Back-Row People
We're not all slackers
I recently went to my law school reunion, which got me thinking about my classmates and all those years I spent in classrooms and lecture halls, which then got me thinking about front-row and back-row people.
You know which you are. Unless, bafflingly, you are one of the masses who sat in the middle rows. And who are, I’m assuming—perhaps unfairly—to be normal and thus (to me) uninteresting. (Sincere apologies to my middle-row readers.)

But I digress. As an introvert, I am, unapologetically, a back-row person. Teachers and instructors who coaxed (or forced) me to move forward “to join in the conversation” meant well, but engendered acute discomfort. (As do rooms set up with seats in a circle or square, and thus no back row.) With no one behind me, I can relax and concentrate without the distraction of feeling eyes on the back of my head. (Classroom settings only, I’m as fond as the next person of a good seat at a performance.)
I posit that back-row people, excluding the slackers, process information differently. I suspect we are more independent, non-conformist, “out of the box” thinkers who seek the big picture, unlike my law school classmates whose compulsive hand-raising was so predictable that it spawned “Turkey Bingo” and the “Gage Gauge.” (In Turkey Bingo, the grid was filled out not with numbers but with the names of the inveterate hand-raisers. The “Gage Gauge” involved guessing, I believe, when and how many times Gage, who went on to enjoy professional success, would raise his hand.)

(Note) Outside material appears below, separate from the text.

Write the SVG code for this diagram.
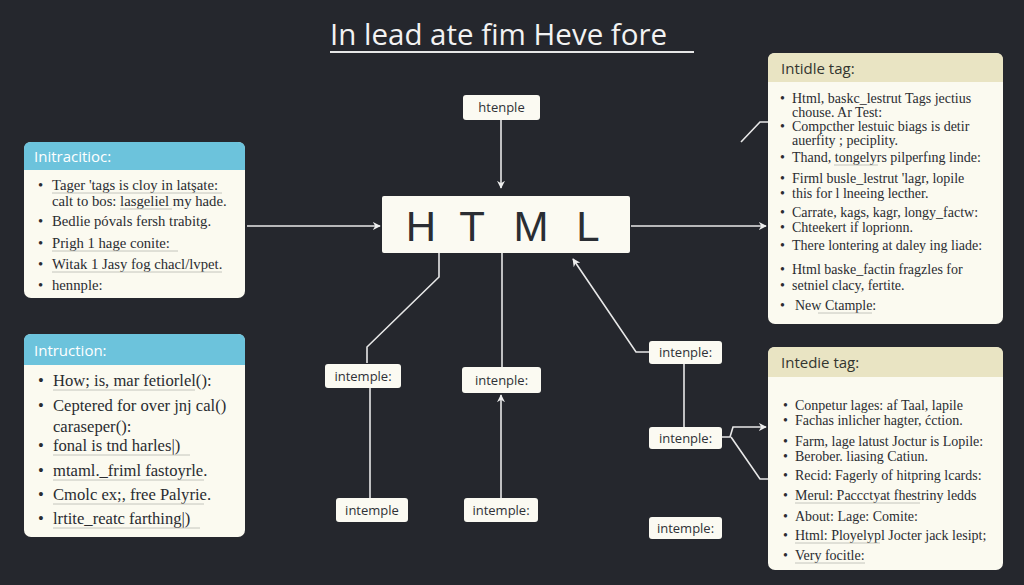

The introversion-extroversion trait that differentiates back-row from front-row people is obvious, but are there other factors at play? (Besides running late or being unprepared and/or hungover, the latter a not uncommon occurrence at my law school.) Are back-row people more creative and independent-minded? Or just terrified at being put in the spotlight? Although AI was happy to hallucinate an answer, actual studies focused primarily (and not surprisingly) on academic success. Which, predictably, gave a gold star to the front row-ers. And my searches failed to disgorge anything about where Steve Jobs or Bill Gates sat. But I’d bet that Steve, with his non-conformist views towards formal education, was a back-row person. (That is, until he dropped out.)
And so my curiosity goes unanswered as I enjoy life from the back row, relaxed in my chair, thinking my un-spoon-fed thoughts, and taking my notes. So, where do you sit — and why?




I am totally a front-rower — could possibly stem from being nearsighted in elememtary school, but persisted way after I got contact lenses. I think I just didn’t want to miss anything. Good prep for being a journalist when you have to elbow your way to the front.
Front-rower here … unless: Math. Then hide me far far away. Seriously, I was too easily distracted by things going on around me to risk the back row. (Each frown, ponytail flip, dropped pencil led me down a line of thought that had nothing to do with the lesson on the chalkboard.) The back row: that's a place for a far stronger person than me.